Recorded data =>
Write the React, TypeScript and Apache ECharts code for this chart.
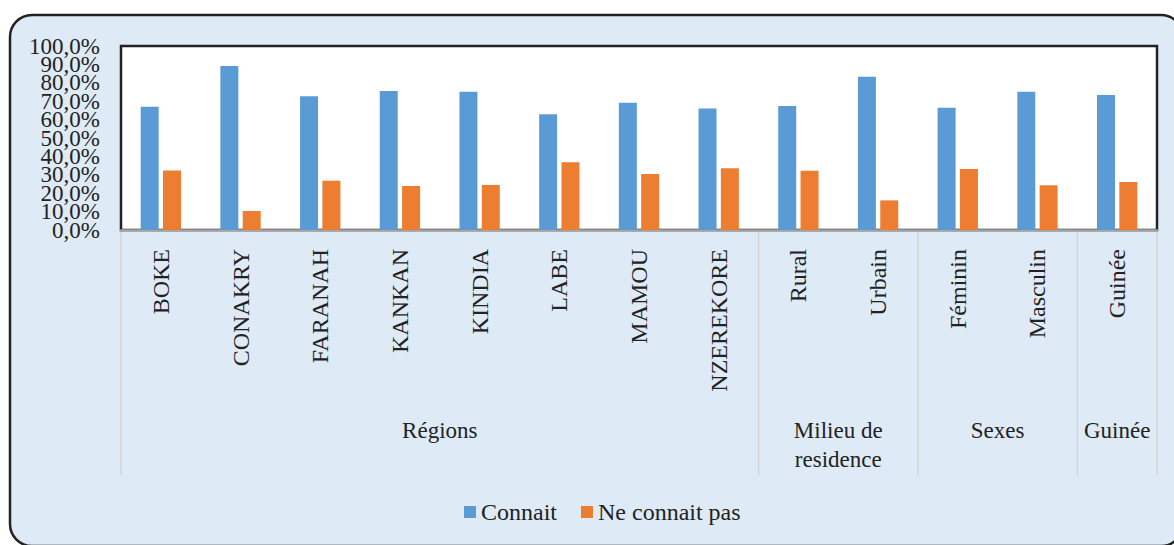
import React, { useEffect, useRef } from "react";
import * as echarts from "echarts";

const categories = ["BOKE", "CONAKRY", "FARANAH", "KANKAN", "KINDIA", "LABE", "MAMOU", "NZEREKORE", "Rural", "Urbain", "Féminin", "Masculin", "Guinée"];
const connait = [67.0, 89.1, 72.7, 75.5, 75.2, 62.9, 69.2, 66.1, 67.4, 83.3, 66.5, 75.2, 73.4];
const neConnaitPas = [32.4, 10.3, 26.8, 23.9, 24.5, 36.8, 30.4, 33.5, 32.2, 16.1, 33.2, 24.3, 26.1];
const groupLabels = ["Régions", "Milieu de\nresidence", "Sexes", "Guinée"];
const groupSizes = [8, 2, 2, 1];
const yTicks = [0, 10, 20, 30, 40, 50, 60, 70, 80, 90, 100];
const yTickLabels = ["0,0%", "10,0%", "20,0%", "30,0%", "40,0%", "50,0%", "60,0%", "70,0%", "80,0%", "90,0%", "100,0%"];

const W = 1174;
const H = 545;
const GRID_LEFT = 121;
const GRID_RIGHT = 1157;
const GRID_TOP = 46;
const GRID_BOTTOM = 230;
const FONT = "'Liberation Serif', 'Times New Roman', serif";
const TEXT = "#222222";

export default function App() {
  const ref = useRef<HTMLDivElement>(null);
  useEffect(() => {
    if (!ref.current) return;
    const chart = echarts.init(ref.current, null, { renderer: "svg" });
    const catW = (GRID_RIGHT - GRID_LEFT) / categories.length;

    const graphics: any[] = [
      {
        type: "rect",
        z: -10,
        silent: true,
        shape: { x: 10, y: 15, width: 1173, height: 531, r: 22 },
        style: { fill: "#DEEBF7", stroke: "#222222", lineWidth: 2.5 },
      },
    ];
    let start = 0;
    const boundaries = [0];
    groupSizes.forEach((s) => {
      start += s;
      boundaries.push(start);
    });
    boundaries.forEach((b) => {
      const x = GRID_LEFT + b * catW;
      graphics.push({
        type: "line",
        silent: true,
        z: -5,
        shape: { x1: x, y1: GRID_BOTTOM + 1, x2: x, y2: 475 },
        style: { stroke: "#D0D4D8", lineWidth: 1.5 },
      });
    });
    groupLabels.forEach((lab, i) => {
      const cx = GRID_LEFT + ((boundaries[i] + boundaries[i + 1]) / 2) * catW;
      graphics.push({
        type: "text",
        silent: true,
        x: cx,
        y: 416,
        style: {
          text: lab,
          fill: TEXT,
          fontFamily: FONT,
          fontSize: 23,
          align: "center",
          verticalAlign: "top",
          lineHeight: 29,
        },
      });
    });

    chart.setOption({
      animation: false,
      backgroundColor: "transparent",
      textStyle: { fontFamily: FONT },
      grid: {
        left: GRID_LEFT,
        right: W - GRID_RIGHT,
        top: GRID_TOP,
        bottom: H - GRID_BOTTOM,
        show: true,
        backgroundColor: "#ffffff",
        borderColor: "#222222",
        borderWidth: 2.5,
        containLabel: false,
      },
      legend: {
        data: ["Connait", "Ne connait pas"],
        left: 459,
        top: 495,
        icon: "rect",
        itemWidth: 12,
        itemHeight: 12,
        itemGap: 24,
        textStyle: { fontSize: 24, fontFamily: FONT, color: TEXT, lineHeight: 24 },
      },
      xAxis: {
        type: "category",
        data: categories,
        axisLine: { show: true, lineStyle: { color: "#A6A6A6", width: 2.5 } },
        axisTick: { show: false },
        axisLabel: {
          rotate: 90,
          interval: 0,
          margin: 19,
          fontSize: 24,
          fontFamily: FONT,
          color: TEXT,
        },
      },
      yAxis: {
        type: "value",
        min: yTicks[0],
        max: yTicks[yTicks.length - 1],
        interval: yTicks[1] - yTicks[0],
        splitLine: { show: false },
        axisLine: { show: false },
        axisTick: { show: false },
        axisLabel: { show: false },
      },
      series: [
        {
          name: "Connait",
          type: "bar",
          data: connait,
          barWidth: 18,
          barGap: "24%",
          itemStyle: { color: "#5B9BD5" },
        },
        {
          name: "Ne connait pas",
          type: "bar",
          data: neConnaitPas,
          barWidth: 18,
          barGap: "24%",
          itemStyle: { color: "#ED7D31" },
        },
      ],
      graphic: graphics,
    });

    // y-axis tick labels positioned through the axis scale
    const yLabelGraphics = yTicks.map((v, i) => {
      const y = chart.convertToPixel({ yAxisIndex: 0 }, v) as number;
      return {
        type: "text",
        silent: true,
        x: GRID_LEFT - 21,
        y,
        style: {
          text: yTickLabels[i],
          fill: TEXT,
          fontFamily: FONT,
          fontSize: 23,
          align: "right",
          verticalAlign: "middle",
        },
      };
    });
    chart.setOption({ graphic: [...graphics, ...yLabelGraphics] });

    return () => chart.dispose();
  }, []);
  return (
    <div
      ref={ref}
      style={{ position: "fixed", left: 0, top: 0, width: W, height: H, background: "#ffffff" }}
    />
  );
}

Task to carry out =>
Repeat only the lines between the start of the data and the line with "const catW = (GRID_RIGHT", including those two lines, and skip the pictures.

Result =>
Write the React, TypeScript and Apache ECharts code for this chart.
import React, { useEffect, useRef } from "react";
import * as echarts from "echarts";

const categories = ["BOKE", "CONAKRY", "FARANAH", "KANKAN", "KINDIA", "LABE", "MAMOU", "NZEREKORE", "Rural", "Urbain", "Féminin", "Masculin", "Guinée"];
const connait = [67.0, 89.1, 72.7, 75.5, 75.2, 62.9, 69.2, 66.1, 67.4, 83.3, 66.5, 75.2, 73.4];
const neConnaitPas = [32.4, 10.3, 26.8, 23.9, 24.5, 36.8, 30.4, 33.5, 32.2, 16.1, 33.2, 24.3, 26.1];
const groupLabels = ["Régions", "Milieu de\nresidence", "Sexes", "Guinée"];
const groupSizes = [8, 2, 2, 1];
const yTicks = [0, 10, 20, 30, 40, 50, 60, 70, 80, 90, 100];
const yTickLabels = ["0,0%", "10,0%", "20,0%", "30,0%", "40,0%", "50,0%", "60,0%", "70,0%", "80,0%", "90,0%", "100,0%"];

const W = 1174;
const H = 545;
const GRID_LEFT = 121;
const GRID_RIGHT = 1157;
const GRID_TOP = 46;
const GRID_BOTTOM = 230;
const FONT = "'Liberation Serif', 'Times New Roman', serif";
const TEXT = "#222222";

export default function App() {
  const ref = useRef<HTMLDivElement>(null);
  useEffect(() => {
    if (!ref.current) return;
    const chart = echarts.init(ref.current, null, { renderer: "svg" });
    const catW = (GRID_RIGHT - GRID_LEFT) / categories.length;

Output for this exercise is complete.